A Cooperativa, junto com o escritório Arquitetura Humana construíram um projeto arquitetônico para desenvolver um empreendimento habitacional no terreno da rua Salustiano, no centro da capital gaúcha, que vai contemplar 23 famílias de baixa renda. Em fevereiro de 2019, a Cooperativa recebeu a minuta do contrato de concessão e desde lá estava aguardando a assinatura do contrato que só foi ocorrer agora, no dia 7 de outubro de 2021.
Os próximos passos para transformar o projeto em realidade exigirá a retomada de tudo o que estava parado desde 2019 e a readequação de uma série de processos em função de mudanças que ocorreram no governo federal. A Superintendência de Patrimônio da União (SPU), que fazia parte do Ministério de Planejamento, passou a fazer parte do Ministério da Economia, dentro da Secretaria Nacional de Desestatização. Essa mudança, observa Ni Vargas, indicou que mudaria significativamente a política de destinação dessas áreas da União.
“Nestes últimos dois anos e meio ficamos num limbo em relação à política habitacional do país. Tivemos a extinção do programa Minha Casa Minha Vida. Este ano, o presidente vetou 98% dos recursos que eram previstos no orçamento da União para moradia popular em 2021. Ficamos com poucas perspectivas. Até que ficamos um pouco surpresos quando surgiu essa possibilidade da assinatura do contrato (do Assentamento Primavera). Agora vamos revisar os projetos arquitetônicos para realizar as mudanças necessárias ao enquadramento no novo programa do governo federal, o Casa Verde Amarela. Temos um período de três anos para vencer essa etapa, que é a etapa do licenciamento e da contratação do início da obra. Será um processo difícil em função do corte de recursos, mas é uma grande vitória nossa, considerando o momento que a gente está vivendo, onde a habitação popular deixou de ser prioridade”, destaca ainda a presidente da Cooperativa 20 de Novembro.
A situação do assentamento 20 de Novembro
A Cooperativa tenta destravar também o projeto das obras do assentamento 20 de Novembro, localizado na rua Barros Cassal, também no Centro de Porto Alegre, onde vivem 40 famílias. “Estamos com a obra licenciada desde dezembro de 2018. Em janeiro de 2019 Bolsonaro assumiu e não conseguimos fazer a mudança para a fase 2 (início da obra). Segundo eles, o entrave para contratação da obra é um desacordo de taxas operacionais entre a Caixa e o Ministério do Desenvolvimento Regional (MDR). A Caixa recebia 4.500 por unidade para operacionalizar os programas habitacionais e estava querendo receber 25 mil por unidade. Fruto da pressão e das mobilizações, a Caixa recuou e finalmente chegaram em um acordo para fixar esse valor em 6 mil. Então agora estamos no aguardo da publicação interministerial (pelo MDR e pelo Ministério da Economia) sobre as taxas operacionais para poder destravar o início das obras”, explica Ni Vargas.
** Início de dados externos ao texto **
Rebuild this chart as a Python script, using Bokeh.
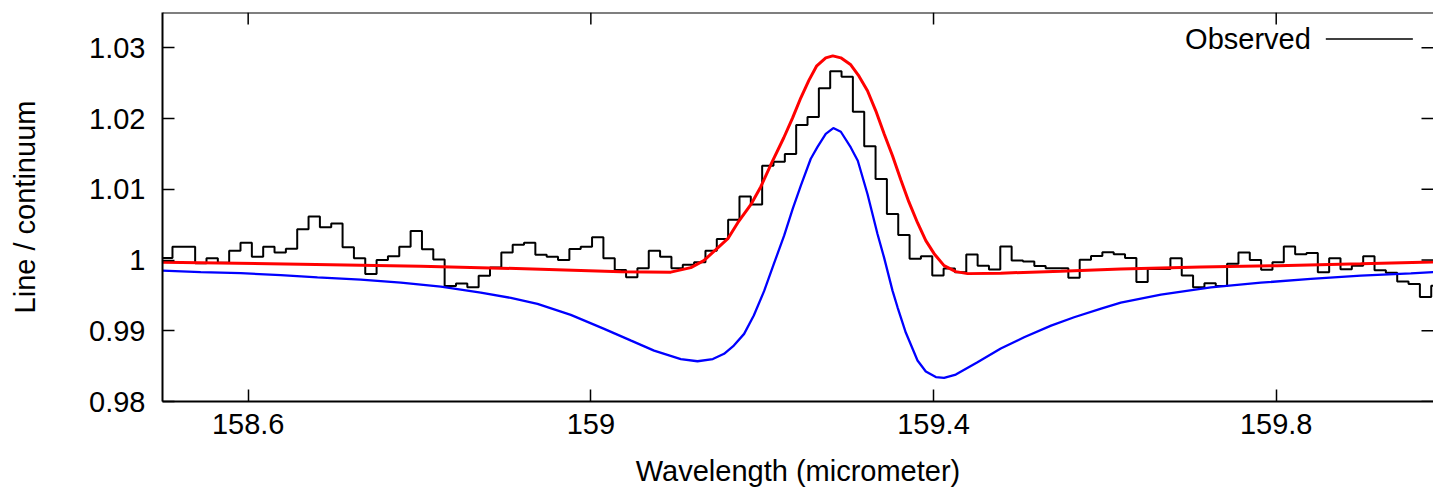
from bokeh.plotting import figure
from bokeh.models import FixedTicker, Label, Arrow, Range1d, Span, ColumnDataSource
from bokeh.embed import file_html
from bokeh.resources import INLINE

# ---------------- data ----------------
# observed spectrum: uniform bins (start wavelength, bin width) and binned flux
WAVE_START = 158.4984
BIN_WIDTH = 0.013237
FLUX = [
    1.0003, 1.00189, 1.00189, 0.99953, 1.00024, 0.99963, 1.00133, 1.00246, 1.00048, 1.00189,
    1.00105, 1.00161, 1.00434, 1.00617, 1.00462, 1.00518, 1.00182, 1.00027, 0.99804, 0.99999,
    1.00055, 1.00189, 1.00411, 1.00154, 1.00006, 0.99634, 0.99667, 0.99614, 0.99777, 0.99893,
    1.00105, 1.00218, 1.00246, 1.00076, 1.00048, 1.00001, 1.00157, 1.00189, 1.00321, 1.00024,
    0.99860, 0.99756, 0.99883, 1.00133, 1.00048, 0.99883, 0.99935, 0.99968, 1.00133, 1.00298,
    1.00568, 1.00898, 1.00787, 1.01333, 1.01390, 1.01499, 1.01910, 1.02021, 1.02428, 1.02671,
    1.02593, 1.02096, 1.01609, 1.01145, 1.00651, 1.00355, 1.00020, 1.00052, 0.99780, 0.99879,
    0.99829, 1.00079, 0.99921, 0.99867, 1.00192, 0.99992, 0.99980, 0.99917, 0.99883, 0.99883,
    0.99751, 1.00003, 1.00058, 1.00109, 1.00083, 1.00030, 0.99691, 0.99874, 0.99874, 1.00024,
    0.99780, 0.99614, 0.99671, 0.99634, 0.99949, 1.00105, 1.00001, 0.99864, 0.99968, 1.00193,
    1.00083, 1.00100, 0.99826, 1.00024, 0.99869, 0.99921, 1.00055, 0.99857, 0.99822, 0.99695,
    0.99662, 0.99476, 0.99638,
]

# red model curve
RED_WAVE = [158.5000, 158.6614, 158.8015, 158.9416, 159.0350, 159.0933, 159.1167, 159.1318,
            159.1459, 159.1599, 159.1715, 159.1867, 159.1984, 159.2112, 159.2252, 159.2355,
            159.2451, 159.2545, 159.2637, 159.2742, 159.2824, 159.2918, 159.3034, 159.3130,
            159.3229, 159.3326, 159.3423, 159.3521, 159.3618, 159.3711, 159.3813, 159.3910,
            159.4007, 159.4123, 159.4260, 159.4397, 159.4785, 159.5486, 159.6186, 159.7120,
            159.8015, 159.8987, 159.9933]
RED_VALUE = [0.99968, 0.99942, 0.99914, 0.99871, 0.99836, 0.99829, 0.99893, 0.99992,
             1.00147, 1.00302, 1.00528, 1.00782, 1.01037, 1.01376, 1.01729, 1.02010,
             1.02294, 1.02540, 1.02746, 1.02859, 1.02887, 1.02859, 1.02760, 1.02600,
             1.02393, 1.02110, 1.01785, 1.01475, 1.01136, 1.00825, 1.00528, 1.00274,
             1.00090, 0.99921, 0.99836, 0.99808, 0.99815, 0.99843, 0.99874, 0.99900,
             0.99921, 0.99949, 0.99977]

# blue model curve
BLUE_WAVE = [158.5000, 158.5446, 158.5913, 158.6380, 158.6809, 158.7314, 158.7782, 158.8249,
             158.8715, 158.9066, 158.9377, 158.9766, 159.0155, 159.0470, 159.0738, 159.1050,
             159.1245, 159.1424, 159.1555, 159.1669, 159.1789, 159.1902, 159.2022, 159.2136,
             159.2256, 159.2357, 159.2451, 159.2567, 159.2646, 159.2742, 159.2830, 159.2918,
             159.3034, 159.3116, 159.3229, 159.3346, 159.3423, 159.3521, 159.3580, 159.3676,
             159.3813, 159.3910, 159.4027, 159.4123, 159.4260, 159.4513, 159.4785, 159.5057,
             159.5372, 159.5641, 159.5956, 159.6186, 159.6654, 159.7237, 159.7821, 159.8404,
             159.8988, 159.9572, 159.9933]
BLUE_VALUE = [0.99850, 0.99829, 0.99815, 0.99787, 0.99756, 0.99723, 0.99681, 0.99624,
              0.99540, 0.99465, 0.99380, 0.99224, 0.99027, 0.98860, 0.98720, 0.98600,
              0.98569, 0.98600, 0.98674, 0.98791, 0.98956, 0.99215, 0.99560, 0.99945,
              1.00345, 1.00726, 1.01051, 1.01432, 1.01600, 1.01785, 1.01866, 1.01814,
              1.01592, 1.01404, 1.00934, 1.00369, 1.00034, 0.99568, 0.99332, 0.98975,
              0.98579, 0.98424, 0.98346, 0.98335, 0.98381, 0.98555, 0.98749, 0.98908,
              0.99073, 0.99191, 0.99314, 0.99398, 0.99511, 0.99614, 0.99680, 0.99733,
              0.99780, 0.99812, 0.99836]

X_TICKS = [158.6, 159.0, 159.4, 159.8]
X_TICK_LABELS = ["158.6", "159", "159.4", "159.8"]
Y_TICKS = [0.98, 0.99, 1.0, 1.01, 1.02, 1.03]
Y_TICK_LABELS = ["0.98", "0.99", "1", "1.01", "1.02", "1.03"]
X_LABEL = "Wavelength (micrometer)"
Y_LABEL = "Line / continuum"
LEGEND_LABEL = "Observed"

# ---------------- layout ----------------
FONT = "Liberation Sans"
W, H = 1433, 489
BORDER_L, BORDER_T, BORDER_B = 162, 12, 88
X0, PX_PER_X = 158.5, 856.7
Y0, Y1 = 0.98, 1.035
X1 = X0 + (W - BORDER_L) / PX_PER_X
PX_PER_Y = (H - BORDER_T - BORDER_B) / (Y1 - Y0)
TICK_LEN = 12

p = figure(width=W, height=H, output_backend="svg", toolbar_location=None,
           x_range=Range1d(X0, X1), y_range=Range1d(Y0, Y1),
           min_border_left=BORDER_L, min_border_right=0, min_border_top=BORDER_T,
           min_border_bottom=BORDER_B)
p.background_fill_color = "white"
p.border_fill_color = "white"
p.outline_line_color = None
p.xgrid.visible = False
p.ygrid.visible = False

# observed step histogram (left edges + closing edge)
edges = [WAVE_START + BIN_WIDTH * i for i in range(len(FLUX) + 1)]
p.step(edges, FLUX + [FLUX[-1]], mode="after", line_color="black", line_width=2)
p.line(BLUE_WAVE, BLUE_VALUE, line_color="#0000ff", line_width=2.3)
p.line(RED_WAVE, RED_VALUE, line_color="#ff0000", line_width=3)

# axes
for ax in (p.xaxis[0], p.yaxis[0]):
    ax.axis_line_color = "black"
    ax.axis_line_width = 2
    ax.major_tick_line_color = "black"
    ax.major_tick_line_width = 1.5
    ax.major_tick_in = TICK_LEN
    ax.major_tick_out = 0
    ax.minor_tick_line_color = None
    ax.major_label_text_font = FONT
    ax.major_label_text_font_size = "29px"
    ax.major_label_text_color = "black"
    ax.axis_label_text_font = FONT
    ax.axis_label_text_font_size = "29px"
    ax.axis_label_text_font_style = "normal"
    ax.axis_label_text_color = "black"

xa = p.xaxis[0]
xa.ticker = FixedTicker(ticks=X_TICKS)
xa.major_label_overrides = dict(zip(X_TICKS, X_TICK_LABELS))
xa.axis_label = X_LABEL
xa.major_label_standoff = 12
xa.axis_label_standoff = 18

ya = p.yaxis[0]
ya.ticker = FixedTicker(ticks=Y_TICKS)
ya.major_label_overrides = dict(zip(Y_TICKS, Y_TICK_LABELS))
ya.axis_label = Y_LABEL
ya.major_label_standoff = 17
ya.axis_label_standoff = 45

# mirrored inward ticks on top and right, top border line
p.add_layout(Span(location=Y1, dimension="width", line_color="black", line_width=2))
tick_dy = TICK_LEN / PX_PER_Y
tick_dx = TICK_LEN / PX_PER_X
top_src = ColumnDataSource(dict(x=X_TICKS, y0=[Y1] * len(X_TICKS), y1=[Y1 - tick_dy] * len(X_TICKS)))
p.segment(x0="x", y0="y0", x1="x", y1="y1", source=top_src, line_color="black", line_width=1.5)
right_src = ColumnDataSource(dict(y=Y_TICKS, x0=[X1] * len(Y_TICKS), x1=[X1 - tick_dx] * len(Y_TICKS)))
p.segment(x0="x0", y0="y", x1="x1", y1="y", source=right_src, line_color="black", line_width=1.5)

# legend (text on the left, sample line on the right)
p.add_layout(Label(x=159.8404, y=1.03127, text=LEGEND_LABEL, text_align="right",
                   text_baseline="middle", text_font=FONT, text_font_size="29px",
                   text_color="black"))
p.add_layout(Arrow(end=None, x_start=159.8579, y_start=1.03127, x_end=159.9595, y_end=1.03127,
                   line_color="black", line_width=1.5))

open("out.html", "w").write(file_html(p, INLINE))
A reforma do prédio é uma conquista das famílias que, após 14 anos de luta por moradia e dois despejos, assumiram o compromisso de dar um uso social para o imóvel da União, que não cumpria sua função social há mais de 50 anos, por meio de sua transformação em 40 unidades habitacionais. O projeto prevê a construção de 40 apartamentos para famílias de baixa renda, com sustentabilidade ambiental e econômica, com previsão de captação de energia solar, reuso da água da chuva e a separação e comercialização de resíduos recicláveis para redução de custos de condomínio. Além disso, prevê espaços para geração de renda por meio de trabalho solidário, espaço cultural, espaços de formação, cozinha comunitária, alojamento e área de recreação para as crianças.
“No Centro tem que ter moradia popular, sim”
Ni Vargas enfatiza também o significado que a concessão do imóvel para o Assentamento Primavera tem para a luta pelo direito à cidade e pela reforma urbana. “Um dos nossos principais eixos de luta é a defesa da moradia popular não é em qualquer lugar. É moradia popular no centro da cidade, na capital do Rio Grande do Sul, numa área super bem localizada, na contramão de toda política habitacional que vem sendo desenvolvida nos últimos anos, especialmente em Porto Alegre, onde a construção dos empreendimentos habitacionais ocorre em áreas distantes, como na Restinga, que foi o grande foco de política habitacional do Minha Casa Minha Vida. A gente garantir moradia popular no Centro é muito simbólico dentro do contexto que vivemos aqui na cidade. No Centro, tem que ter moradia popular, sim. O povo trabalhador também tem o direito de ter acesso à cidade e a esse pôr do sol maravilhoso e tão disputado nos finais de semana”.